Sunday, September 15, 2024

McCarthyism: Naming names


In the morality play that serves as the history of the "Red Scare" few crimes rank higher than ex-communists who named their former associates in the Communist Party.



Elia Kazan was never forgiven for testifying before HUAC about his former communist associates. For a time, Lillian Hellman became a lesft-wing icon based on her defiance of HUAC. McCarthy compelling James Wechsler to do the same is one of the great crimes chalked up against him. Cooperative witnesses were labelled "squealers", "stool pigeons", "informers".

Edward Dmytryk, one of the Hollywood 10 who eventually testified before HUAC made an interesting point to David Caute. By adopting the language of the gangsters, he said, the Communists were "in effect admitting they were engaged in criminal activity. I never heard of anyone informing on the Boy Scouts."

We are expected to affirm that the communists were pure as the driven snow -- sincere, patriotic, humane -- even as those innocent lambs adopt the secrecy and lingo of the criminal underworld.

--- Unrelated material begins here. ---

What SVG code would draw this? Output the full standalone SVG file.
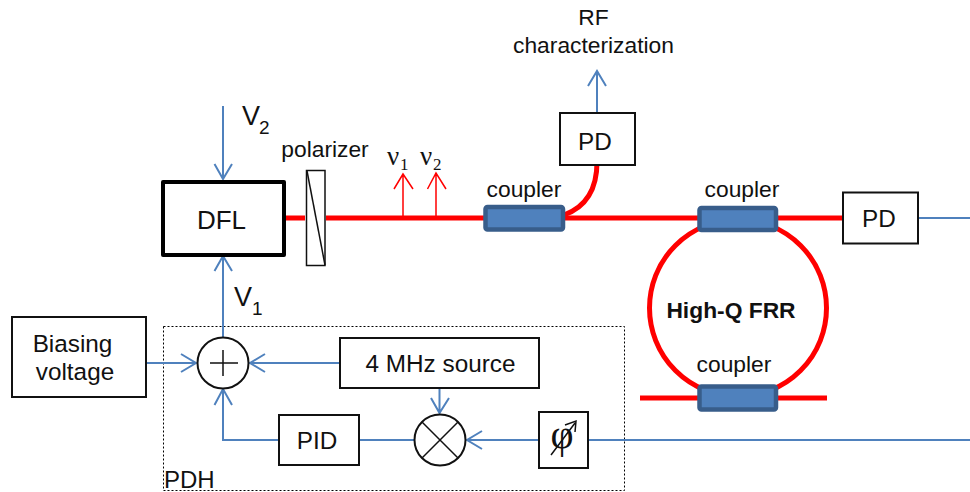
<svg xmlns="http://www.w3.org/2000/svg" width="970" height="492" viewBox="0 0 970 492">
<style>
text{font-family:"Liberation Sans",Arial,sans-serif;fill:#111;}
.l{font-size:24.300px;text-anchor:middle}
.m{font-size:22.800px;text-anchor:middle}
.box{fill:#fff;stroke:#111;stroke-width:2}
.b{fill:none;stroke:#4f81bd;stroke-width:2}
.r{fill:none;stroke:#f00;stroke-width:5}
.t{fill:none;stroke:#f00;stroke-width:1.500}
.c{fill:#4f81bd;stroke:#385d8a;stroke-width:4.500}
.k{fill:none;stroke:#111;stroke-width:1.500}
.g{font-family:"Liberation Serif","Times New Roman",serif}
</style>
<rect width="970" height="492" fill="#fff"/>
<g id="connectors">
<rect x="163.500" y="326.500" width="461" height="164" fill="none" stroke="#000" stroke-width="1" stroke-dasharray="2 2"/>
<path class="r" d="M284 218H305M326 218H484M564 218H698M778 218H843"/>
<path class="r" d="M564 215C586 207 597 190 597 162"/>
<circle class="r" cx="738" cy="308" r="88.500"/>
<path class="r" d="M640 398H698M778 398H827"/>
<path class="t" d="M403 218V174M394 189L403 174L413 189"/>
<path class="t" d="M436 218V173M427.500 189L436 173L446 189"/>
<path class="b" d="M597 112V71M588 86L597 71L606 86"/>
<path class="b" d="M223 106V178M214.500 164L223 179L232 164"/>
<path class="b" d="M223 338V256M214.500 271L223 256L232 271"/>
<path class="b" d="M146 363H196M181 354L196 363L181 372"/>
<path class="b" d="M340 363H250M265 354L250 363L265 372"/>
<path class="b" d="M278 440H223V389M214.500 405L223 389L232 405"/>
<path class="b" d="M360 440H414"/>
<path class="b" d="M539 440H467M482 431L467 440L482 449"/>
<path class="b" d="M439.500 388V413M431 398L439.500 413L449 398"/>
<path class="b" d="M586 440H970"/>
<path class="b" d="M918 218H970"/>
</g>
<g id="dfl"><rect x="163" y="182" width="121" height="73" fill="#fff" stroke="#000" stroke-width="4" stroke-linejoin="round"/><text x="221.500" y="229" font-size="26" text-anchor="middle">DFL</text></g>
<g id="polarizer"><rect x="306.500" y="170.500" width="18.500" height="95" fill="#fff" stroke="#111" stroke-width="1.500"/><path class="k" d="M307 171L325 265"/><text class="m" x="325" y="157">polarizer</text></g>
<g id="v2-label"><text x="242" y="125" font-size="27">V</text><text x="259" y="134" font-size="19">2</text></g>
<g id="v1-label"><text x="234" y="306" font-size="27">V</text><text x="252" y="315" font-size="19">1</text></g>
<g id="nu1"><text class="g" x="387" y="165" font-size="27">ν</text><text class="g" x="400" y="170" font-size="17">1</text></g>
<g id="nu2"><text class="g" x="420" y="165" font-size="27">ν</text><text class="g" x="433" y="170" font-size="17">2</text></g>
<g id="rf-label"><text class="m" x="593.500" y="25">RF</text><text class="m" x="593.500" y="53">characterization</text></g>
<g id="pd1"><rect class="box" x="560" y="113" width="75" height="52"/><text class="l" x="595" y="150">PD</text></g>
<g id="coupler1"><rect class="c" x="485.500" y="207" width="77.500" height="22.500" rx="2"/><text class="m" x="524" y="197">coupler</text></g>
<g id="coupler2"><rect class="c" x="699.500" y="208" width="76.500" height="22" rx="2"/><text class="m" x="742" y="197">coupler</text></g>
<g id="coupler3"><rect class="c" x="699.500" y="386.500" width="76.500" height="23" rx="2"/><text class="m" x="734" y="372">coupler</text></g>
<g id="frr-label"><text x="731" y="318" font-size="22.800" font-weight="bold" text-anchor="middle">High-Q FRR</text></g>
<g id="pd2"><rect class="box" x="843" y="192.500" width="75" height="51"/><text class="l" x="879" y="227">PD</text></g>
<g id="bias"><rect class="box" x="12" y="317" width="134" height="80"/><text class="l" x="72.500" y="352">Biasing</text><text class="l" x="75" y="380">voltage</text></g>
<g id="sum"><circle cx="223" cy="363" r="25.500" fill="#fff" stroke="#111" stroke-width="2"/><path stroke="#111" stroke-width="1.500" d="M210 363H238M223 350V376"/></g>
<g id="source"><rect class="box" x="340" y="338" width="199" height="50"/><text class="l" x="440.500" y="372">4 MHz source</text></g>
<g id="pid"><rect class="box" x="279" y="415" width="80" height="50"/><text class="l" x="317" y="449">PID</text></g>
<g id="mixer"><circle cx="440" cy="440" r="25.500" fill="#fff" stroke="#111" stroke-width="2"/><path class="k" d="M422 422L458 458M458 422L422 458"/></g>
<g id="phase"><rect class="box" x="539" y="412" width="49" height="56"/><text class="g" x="562" y="448" font-size="40" text-anchor="middle">φ</text><path stroke="#111" stroke-width="1.500" fill="none" d="M551 455L575 423M565 425L576 421L575 432"/></g>
<g id="pdh-label"><text x="164" y="488" font-size="24">PDH</text></g>
</svg>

These so-called victims of the "Red Scare" were not just asking for privacy. As William Phillips wrote: "First of all, some were Communists and what one was asked to defend was their right to lie about it."

In her autobiographical legend Hellman defied HUAC because she could not "cut my conscience to fit this year's fashion." Yet, for decades, right up until her death in 1984, Hellman had done everything in her power to hide her Stalinized conscience from the public and, chameleon-like, conceal it with poses and cover stories.

WFB:

What Lillian Hellman specialized in, during almost two bloody decades, was precisely in cutting her conscience to fit the whims of Joseph Stalin.
The public hearings could be an unpleasant performance: politicians grandstanding, contrite witnesses seeking absolution from the inquisitors, photographers angling for the photographs that would make the front page.

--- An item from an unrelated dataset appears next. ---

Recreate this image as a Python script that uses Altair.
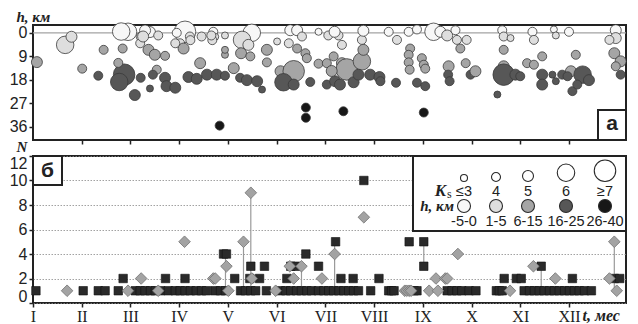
import json
import altair as alt
import pandas as pd

# ---------------- data ----------------
# upper panel: t (months from 1 Jan), h (km), K class
top_t = [0.08, 0.66, 0.79, 1.01, 1.45, 1.34, 1.84, 1.95, 1.87, 1.77, 2.09, 1.75, 2.21, 2.20, 2.40,
         2.57, 2.37, 2.50, 2.71, 2.54, 2.46, 2.21, 2.40, 2.71, 2.74, 2.92, 3.12, 3.02, 3.09, 3.22,
         2.95, 3.46, 3.43, 3.19, 3.36, 3.57, 3.77, 3.94, 3.70, 3.74, 3.68, 3.83, 3.94, 3.94, 4.12,
         3.94, 4.25, 4.39, 4.60, 4.49, 4.29, 4.42, 4.27, 4.46, 4.80, 4.80, 4.70, 5.01, 5.08, 5.28,
         5.35, 5.14, 5.35, 5.69, 5.86, 5.86, 5.28, 5.42, 5.52, 5.25, 5.42, 5.59, 5.62, 5.60, 5.60,
         6.06, 6.27, 6.19, 6.34, 6.17, 6.34, 6.44, 6.75, 6.78, 6.75, 6.78, 6.03, 6.20, 6.30, 6.58,
         6.68, 6.92, 7.11, 7.13, 6.37, 7.30, 7.47, 7.71, 7.88, 7.74, 7.71, 7.71, 7.73, 7.98, 8.02,
         8.05, 7.45, 7.88, 8.05, 8.02, 8.22, 8.36, 8.50, 8.67, 8.70, 8.90, 8.53, 8.52, 8.55, 8.77,
         8.88, 8.98, 9.08, 9.63, 9.66, 9.80, 9.66, 9.66, 9.66, 9.90, 10.00, 9.53, 10.14, 10.28, 10.45,
         10.25, 10.28, 10.45, 10.66, 10.45, 10.73, 10.69, 10.73, 11.00, 11.14, 11.04, 10.86, 10.97, 11.28, 11.41,
         11.07, 11.17, 11.96, 11.96, 11.93, 12.06, 11.96, 12.06, 11.83, 1.81, 2.30, 2.26, 2.92, 3.23, 3.66,
         6.03, 6.13]
top_h = [11.2, 4.6, 1.5, 13.7, 6.5, 16.4, 6.0, -0.4, 16.0, 18.8, 23.8, 11.5, 1.5, 4.0, -0.3,
         1.0, 6.5, 8.4, 8.8, 14.1, 16.0, 17.2, 21.3, 17.2, 20.4, 21.0, -0.4, 4.0, 6.0, 1.4,
         0.0, 1.4, 11.6, 16.9, 17.6, 16.0, 16.0, 16.4, -0.4, 1.5, 2.8, 35.5, 8.4, 6.5, 13.5,
         1.0, 17.2, 18.1, 18.5, 0.0, 2.7, 4.6, 7.8, 9.0, 6.5, 11.3, 21.7, 3.3, 14.7, 13.5,
         14.7, 18.9, 19.8, 18.8, 11.8, -0.4, -1.0, -1.0, 1.4, 4.0, 6.0, 7.8, 9.7, 28.6, 32.5,
         1.0, 1.0, -0.4, 4.6, 9.0, 11.6, 14.0, 10.9, 6.5, 2.7, -0.8, 19.8, 18.5, 19.8, 18.9,
         16.0, 16.0, 16.9, 18.5, 30.0, -0.4, 2.7, -0.4, -1.3, 6.0, 8.4, 11.3, 14.1, 9.7, 12.2,
         13.7, 19.1, 19.1, 20.4, 30.5, -0.4, -0.4, 1.0, -1.0, 2.7, 2.7, 12.8, 16.0, 18.5, 6.0,
         11.6, 16.0, 14.7, -1.0, 1.4, 2.0, 6.5, 12.8, 16.0, 16.0, 16.6, 23.6, 11.6, 12.2, 9.0,
         -0.4, 2.7, 16.0, 16.0, 19.8, 18.5, -1.3, 1.0, -0.4, 8.4, 14.7, 16.0, 16.6, 16.0, 18.1,
         22.3, 19.8, -1.0, 2.0, 7.8, 10.9, 12.8, 16.0, 2.7, -0.5, -0.9, 1.4, 4.0, 2.8, 1.0,
         11.6, 14.6]
top_k = [5, 6, 5, 4, 4, 4, 4, 6, 7, 6, 5, 4, 4, 4, 5,
         4, 5, 5, 4, 4, 4, 4, 3, 5, 5, 5, 7, 4, 5, 4,
         4, 4, 5, 5, 5, 5, 5, 4, 4, 3, 4, 4, 3, 3, 5,
         3, 4, 5, 5, 6, 6, 5, 5, 4, 5, 4, 3, 3, 5, 5,
         7, 6, 5, 4, 4, 3, 5, 5, 4, 4, 4, 4, 4, 4, 4,
         4, 4, 5, 4, 4, 5, 7, 6, 5, 4, 5, 4, 5, 5, 5,
         5, 5, 5, 4, 4, 4, 4, 4, 4, 4, 4, 4, 4, 4, 4,
         4, 4, 4, 4, 4, 6, 5, 5, 4, 4, 4, 5, 4, 4, 4,
         4, 4, 5, 4, 4, 3, 4, 5, 7, 5, 4, 3, 4, 4, 4,
         4, 4, 5, 3, 5, 3, 3, 3, 4, 4, 5, 4, 4, 6, 5,
         4, 4, 5, 5, 5, 5, 4, 4, 4, 6, 5, 5, 4, 4, 4,
         4, 5]

# lower panel: squares and diamonds (t, N)
sq_t = [0.06, 1.03, 1.34, 1.48, 1.75, 2.10, 2.20, 2.30, 2.41, 2.51, 2.62, 2.78, 2.92, 3.02, 3.12,
        3.23, 3.35, 3.46, 3.56, 3.74, 3.85, 3.95, 4.26, 4.36, 4.47, 4.57, 4.79, 5.08, 5.19, 5.29,
        5.41, 5.51, 5.62, 5.72, 5.86, 5.97, 6.07, 6.17, 6.28, 6.38, 6.48, 6.58, 6.68, 6.93, 7.30,
        7.36, 7.41, 7.82, 7.88, 8.50, 8.60, 8.70, 8.80, 8.95, 9.09, 9.51, 9.57, 9.63, 10.08, 10.19,
        10.29, 10.39, 10.49, 10.60, 10.70, 10.80, 10.91, 11.01, 11.11, 11.21, 11.32, 11.46,
        1.85, 2.72, 3.12, 4.14, 4.45, 4.65, 5.21, 6.32, 6.57, 7.10, 9.67, 9.92, 10.02, 11.07, 11.93, 12.04,
        4.47, 4.75, 5.29, 5.39, 5.86, 8.02, 10.43,
        3.91, 3.97, 5.60,
        6.21, 7.72, 8.02,
        6.79]
sq_n = [1] * 72 + [2] * 16 + [3] * 7 + [4] * 3 + [5] * 3 + [10]

dm_t = [0.70, 1.95, 2.57, 4.01, 4.98, 7.63, 7.67, 7.72, 7.76, 8.13, 8.31, 9.79, 11.98,
        2.22, 3.70, 3.74, 4.49, 5.35, 5.93, 8.27, 8.46, 8.50, 10.72, 11.83,
        3.97, 5.27, 5.51, 10.27,
        6.19, 8.72,
        3.11, 4.32, 11.93,
        6.79,
        4.47]
dm_n = [1] * 13 + [2] * 11 + [3] * 4 + [4] * 2 + [5] * 3 + [7] + [9]

link_t = [3.95, 4.32, 4.47, 5.51, 6.19, 8.02, 10.43, 11.93]
link_lo = [1, 1, 1, 1, 1, 3, 1, 1]
link_hi = [4, 5, 9, 3, 5, 5, 3, 5]

months = ["I", "II", "III", "IV", "V", "VI", "VII", "VIII", "IX", "X", "XI", "XII"]
ks_labels = ["≤3", "4", "5", "6", "≥7"]
h_labels = ["-5-0", "1-5", "6-15", "16-25", "26-40"]
k_classes = [3, 4, 5, 6, 7]

# ---------------- styles ----------------
depth_bins = [0.5, 5.5, 15.5, 25.5]
depth_colors = ["#f7f7f7", "#dedede", "#a5a5a5", "#575757", "#171717"]
k_diam = [7, 9, 11, 17.5, 21.5]
INK = "#222222"
SANS = "Liberation Sans, Arial, sans-serif"
SERIF = "Liberation Serif, serif"
W, H1, H2 = 593, 115, 147
X_DOM = [0, 12.17]

top_df = pd.DataFrame({"t": top_t, "h": top_h, "k": top_k})
sq_df = pd.DataFrame({"t": sq_t, "n": sq_n})
dm_df = pd.DataFrame({"t": dm_t, "n": dm_n})
link_df = pd.DataFrame({"t": link_t, "n": link_lo, "n2": link_hi})

# ---------------- upper panel ----------------
x_top = alt.X("t:Q", scale=alt.Scale(domain=X_DOM, nice=False, zero=False),
              axis=alt.Axis(values=list(range(1, 12)), labels=False, title=None, tickSize=4,
                            domain=False, grid=False))
y_top = alt.Y("h:Q", scale=alt.Scale(domain=[-3, 41], reverse=True, nice=False, zero=False),
              axis=alt.Axis(values=[0, 9, 18, 27, 36], title="h, км", titleAngle=0,
                            titleAlign="left", titleBaseline="alphabetic", titleX=-17, titleY=-4,
                            domain=False, grid=False, tickSize=4, labelPadding=2))

zero_rule = alt.Chart(pd.DataFrame({"h": [0]})).mark_rule(color="#a3a3a3", strokeWidth=1.2).encode(y=y_top)

bubbles = alt.Chart(top_df).mark_circle(opacity=1, stroke="#3a3a3a", strokeWidth=0.8).encode(
    x=x_top, y=y_top,
    color=alt.Color("h:Q", scale=alt.Scale(type="threshold", domain=depth_bins, range=depth_colors),
                    legend=None),
    size=alt.Size("k:Q", scale=alt.Scale(type="linear", domain=k_classes,
                                         range=[d * d for d in k_diam], zero=False, nice=False),
                  legend=None),
)

tag_a = pd.DataFrame({"tag": ["а"]})
tag_a_box = alt.Chart(tag_a).mark_rect(fill="white", stroke=INK, strokeWidth=2).encode(
    x=alt.value(565), x2=alt.value(593), y=alt.value(85), y2=alt.value(115))
tag_a_txt = alt.Chart(tag_a).mark_text(font="Liberation Sans", fontSize=21, fontWeight="bold",
                                       color=INK, baseline="middle").encode(
    x=alt.value(579), y=alt.value(99), text="tag:N")

top = alt.layer(zero_rule, bubbles, tag_a_box, tag_a_txt).properties(width=W, height=H1)

# ---------------- lower panel ----------------
month_expr = json.dumps(months).replace('"', "'") + "[datum.value]"
x_bot = alt.X("t:Q", scale=alt.Scale(domain=X_DOM, nice=False, zero=False),
              axis=alt.Axis(values=list(range(12)), labelExpr=month_expr, labelFont=SERIF,
                            labelFontSize=16, labelPadding=1, labelFlush=False, tickSize=4,
                            domain=False, grid=False,
                            title="t, мес", titleAngle=0, titleAlign="left", titleBaseline="alphabetic",
                            titleX=549, titleY=17, titleFontSize=16))
y_bot = alt.Y("n:Q", scale=alt.Scale(domain=[0, 12], nice=False, zero=False),
              axis=alt.Axis(values=list(range(0, 13, 2)), grid=True, gridDash=[1.5, 1.5],
                            gridColor="#8a8a8a", gridWidth=0.8, domain=False, tickSize=4, labelPadding=2,
                            labelFlush=True, labelFlushOffset=1,
                            title="N", titleAngle=0, titleAlign="left", titleBaseline="alphabetic",
                            titleX=-17, titleY=-5))

links = alt.Chart(link_df).mark_rule(color="#9a9a9a", strokeWidth=1.2).encode(x=x_bot, y=y_bot, y2="n2:Q")
squares = alt.Chart(sq_df).mark_square(size=72, color="#2a2a2a", stroke="#111111", strokeWidth=0.6,
                                       opacity=1).encode(x=x_bot, y=y_bot)
diamonds = alt.Chart(dm_df).mark_point(shape="diamond", filled=True, size=135, fill="#a3a3a3",
                                       stroke="#707070", strokeWidth=0.8, opacity=1).encode(x=x_bot, y=y_bot)

tag_b = pd.DataFrame({"tag": ["б"]})
tag_b_box = alt.Chart(tag_b).mark_rect(fill="white", stroke=INK, strokeWidth=2).encode(
    x=alt.value(0), x2=alt.value(29), y=alt.value(0), y2=alt.value(29))
tag_b_txt = alt.Chart(tag_b).mark_text(font="Liberation Sans", fontSize=21, fontWeight="bold",
                                       color=INK, baseline="middle").encode(
    x=alt.value(14.5), y=alt.value(15), text="tag:N")

# legend (drawn in pixel space of the lower panel)
leg_x = [431, 463, 495, 533, 572]
leg_box = alt.Chart(pd.DataFrame({"a": [0]})).mark_rect(fill="white", stroke=INK, strokeWidth=2).encode(
    x=alt.value(380), x2=alt.value(593), y=alt.value(0), y2=alt.value(75))
leg_k = pd.DataFrame({"lbl": ks_labels, "px": leg_x,
                      "py": [25.5 - d / 2 for d in k_diam], "sz": [d * d for d in k_diam],
                      "ly": [40] * 5})
leg_h = pd.DataFrame({"lbl": h_labels, "px": leg_x, "py": [50] * 5, "sz": [169] * 5,
                      "ly": [70] * 5, "col": depth_colors})
px = alt.X("px:Q", scale=None, axis=None)
k_circ = alt.Chart(leg_k).mark_point(shape="circle", filled=True, fill="white", stroke="#2a2a2a",
                                     strokeWidth=1.1, opacity=1).encode(
    x=px, y=alt.Y("py:Q", scale=None, axis=None), size=alt.Size("sz:Q", scale=None, legend=None))
k_lbl = alt.Chart(leg_k).mark_text(font=SANS, fontSize=14.5, color=INK, baseline="alphabetic").encode(
    x=px, y=alt.Y("ly:Q", scale=None, axis=None), text="lbl:N")
h_circ = alt.Chart(leg_h).mark_point(shape="circle", filled=True, stroke="#2a2a2a", strokeWidth=1.1,
                                     opacity=1).encode(
    x=px, y=alt.Y("py:Q", scale=None, axis=None), size=alt.Size("sz:Q", scale=None, legend=None),
    fill=alt.Fill("col:N", scale=None, legend=None))
h_lbl = alt.Chart(leg_h).mark_text(font=SANS, fontSize=14.5, color=INK, baseline="alphabetic").encode(
    x=px, y=alt.Y("ly:Q", scale=None, axis=None), text="lbl:N")
leg_title = pd.DataFrame({"a": ["K", "s", "h, км"]})
k_title = alt.Chart(leg_title).transform_filter("datum.a == 'K'").mark_text(
    font=SERIF, fontSize=17, fontStyle="italic", fontWeight="bold", color=INK, align="right",
    baseline="alphabetic").encode(x=alt.value(413), y=alt.value(40), text="a:N")
s_title = alt.Chart(leg_title).transform_filter("datum.a == 's'").mark_text(
    font=SERIF, fontSize=12, color=INK, align="left", baseline="alphabetic").encode(
    x=alt.value(414), y=alt.value(42), text="a:N")
h_title = alt.Chart(leg_title).transform_filter("datum.a == 'h, км'").mark_text(
    font=SERIF, fontSize=15, fontStyle="italic", fontWeight="bold", color=INK, align="right",
    baseline="alphabetic").encode(x=alt.value(421), y=alt.value(55), text="a:N")

bottom = alt.layer(links, squares, diamonds, tag_b_box, tag_b_txt, leg_box, k_circ, k_lbl,
                   h_circ, h_lbl, k_title, s_title, h_title).properties(width=W, height=H2)

chart = alt.vconcat(top, bottom, spacing=16, bounds="flush").properties(
    padding={"left": 0, "top": 0, "right": 0, "bottom": 0}
).configure_view(stroke=INK, strokeWidth=2).configure_axis(
    labelFont=SANS, labelFontSize=16, labelColor=INK, tickColor=INK, tickWidth=1.5,
    titleFont=SERIF, titleFontSize=15, titleFontStyle="italic", titleFontWeight="bold", titleColor=INK
)

chart.save("out.html", embed_options={"renderer": "svg", "actions": False})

The spectacle is not the main reason critics find "naming names" distasteful. As Dymtryk said, their language betrays them; they are opposed to "informers" in principle. They do not want even the most sincere ex-communist to tell all that they knew. In their hierarchy of values "squealing" is worse than being a Stalinist.

When putative ex-communists refused to reveal their past associates in the underground, they were implicitly echoing E. M. Forster:

If I had to choose between betraying my country and betraying my friend, I hope I should have the guts to betray my country.
Stalinism is bad, they say, but not as bad as embarrassing a friend-- even if that friend is working for Stalin.

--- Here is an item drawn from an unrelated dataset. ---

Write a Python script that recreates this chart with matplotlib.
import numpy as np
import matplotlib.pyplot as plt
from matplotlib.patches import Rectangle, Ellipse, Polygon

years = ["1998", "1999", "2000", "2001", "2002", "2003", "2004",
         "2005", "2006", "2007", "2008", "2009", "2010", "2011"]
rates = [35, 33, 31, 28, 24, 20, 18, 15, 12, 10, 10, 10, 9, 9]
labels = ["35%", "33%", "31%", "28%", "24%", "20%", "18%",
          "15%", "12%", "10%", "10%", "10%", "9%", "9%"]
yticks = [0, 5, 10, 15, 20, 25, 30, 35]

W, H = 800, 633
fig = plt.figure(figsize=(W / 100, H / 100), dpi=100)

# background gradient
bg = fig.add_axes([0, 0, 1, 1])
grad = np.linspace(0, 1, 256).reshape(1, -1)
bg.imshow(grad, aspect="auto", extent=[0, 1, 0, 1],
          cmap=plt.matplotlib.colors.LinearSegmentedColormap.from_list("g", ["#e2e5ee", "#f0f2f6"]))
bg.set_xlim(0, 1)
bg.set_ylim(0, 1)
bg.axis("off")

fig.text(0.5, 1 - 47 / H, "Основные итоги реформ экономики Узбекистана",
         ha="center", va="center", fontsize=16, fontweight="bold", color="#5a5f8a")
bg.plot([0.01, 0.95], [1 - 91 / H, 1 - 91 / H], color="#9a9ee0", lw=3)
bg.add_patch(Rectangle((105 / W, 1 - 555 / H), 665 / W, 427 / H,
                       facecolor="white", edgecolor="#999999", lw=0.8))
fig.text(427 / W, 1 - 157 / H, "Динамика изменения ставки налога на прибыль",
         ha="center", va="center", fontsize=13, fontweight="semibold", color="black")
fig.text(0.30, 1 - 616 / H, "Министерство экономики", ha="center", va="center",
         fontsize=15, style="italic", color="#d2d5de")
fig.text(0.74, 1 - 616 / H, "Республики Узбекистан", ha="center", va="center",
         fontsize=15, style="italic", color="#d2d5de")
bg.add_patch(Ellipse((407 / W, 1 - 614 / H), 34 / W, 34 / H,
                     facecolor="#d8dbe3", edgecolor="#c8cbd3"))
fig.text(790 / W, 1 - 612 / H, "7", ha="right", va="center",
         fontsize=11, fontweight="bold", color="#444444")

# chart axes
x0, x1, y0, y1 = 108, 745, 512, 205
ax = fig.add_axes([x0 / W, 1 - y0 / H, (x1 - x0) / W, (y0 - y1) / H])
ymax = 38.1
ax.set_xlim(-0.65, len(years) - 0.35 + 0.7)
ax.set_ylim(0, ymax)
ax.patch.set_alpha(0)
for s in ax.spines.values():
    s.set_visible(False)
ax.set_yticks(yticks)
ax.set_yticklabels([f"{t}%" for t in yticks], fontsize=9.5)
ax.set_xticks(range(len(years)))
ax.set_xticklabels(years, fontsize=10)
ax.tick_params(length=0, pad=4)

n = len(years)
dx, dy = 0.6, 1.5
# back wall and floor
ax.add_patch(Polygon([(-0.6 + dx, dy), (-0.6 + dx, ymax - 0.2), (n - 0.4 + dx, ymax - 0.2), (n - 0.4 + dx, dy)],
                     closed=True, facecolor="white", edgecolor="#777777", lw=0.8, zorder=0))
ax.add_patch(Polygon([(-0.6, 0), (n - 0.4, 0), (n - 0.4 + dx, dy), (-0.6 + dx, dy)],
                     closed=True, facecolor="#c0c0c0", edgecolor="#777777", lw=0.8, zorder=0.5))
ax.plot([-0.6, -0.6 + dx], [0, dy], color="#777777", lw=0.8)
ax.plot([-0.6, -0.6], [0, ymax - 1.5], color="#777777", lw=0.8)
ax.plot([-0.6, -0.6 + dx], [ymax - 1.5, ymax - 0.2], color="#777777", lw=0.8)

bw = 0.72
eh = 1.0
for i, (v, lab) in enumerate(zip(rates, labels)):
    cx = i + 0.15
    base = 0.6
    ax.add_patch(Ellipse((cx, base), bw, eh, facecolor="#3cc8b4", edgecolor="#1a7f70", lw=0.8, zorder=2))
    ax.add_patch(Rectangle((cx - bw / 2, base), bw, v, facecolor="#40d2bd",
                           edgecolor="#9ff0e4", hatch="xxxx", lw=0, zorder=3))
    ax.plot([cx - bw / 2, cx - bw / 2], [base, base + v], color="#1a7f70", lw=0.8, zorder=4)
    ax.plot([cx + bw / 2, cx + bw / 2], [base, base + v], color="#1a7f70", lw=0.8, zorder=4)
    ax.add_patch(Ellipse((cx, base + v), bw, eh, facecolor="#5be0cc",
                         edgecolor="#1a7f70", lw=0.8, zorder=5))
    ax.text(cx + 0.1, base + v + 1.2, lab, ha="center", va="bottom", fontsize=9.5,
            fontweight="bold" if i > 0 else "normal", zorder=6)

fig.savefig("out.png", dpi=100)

It is anti-communism of the very softest sort.

In a very real sense, those who condemn the naming of names want the US government to adopt the security protocols that allowed the Cambridge spies to flourish in Great Britain. Information is not to be collected. Backgrounds are not to be scrutinized. No one is ever a suspect because every man can assert his innocence and there is nothing to contradict his assertion.

Anti-anti-communists are quick to downplay the value of the information that the witnesses could provide. In some cases, their argument is dishonest. Take, for example, New Republic publisher Michael Straight.

Nevertheless, when the issue of Soviet espionage became a heated public issue in 1948 and 1949, Straight, who knew from his personal experience that their stories were credible, published numerous articles harshly disparaging Elizabeth Bentley and Whittaker Chambers.
Haynes and Klehr, Spies
In other cases, this argument is based on a fundamental misunderstanding of how effective intelligence and counterintelligence works. It is not a question of unearthing a single, big secret. Instead it is a matter of collecting and collating a vast number of individual bits of information. Information that may appear benign or innocuous to the individual can be incredibly valuable to the agency collecting and analyzing it.

Related:

Understanding intelligence
The real Bletchley Park
The parade of public witnesses had an additional salutary effect. The key whistle-blowers -- Elizabeth Bentley and Whittaker Chambers chief among them -- were derided as mentally ill, mendacious, and as "professional witnesses". The attacks aimed to destroy their character and credibility. Hence, public testimony by other witnesses served to offset the calumnies hurled against them.

To oppose such testimony is to choose the vicious lie over the honest truth.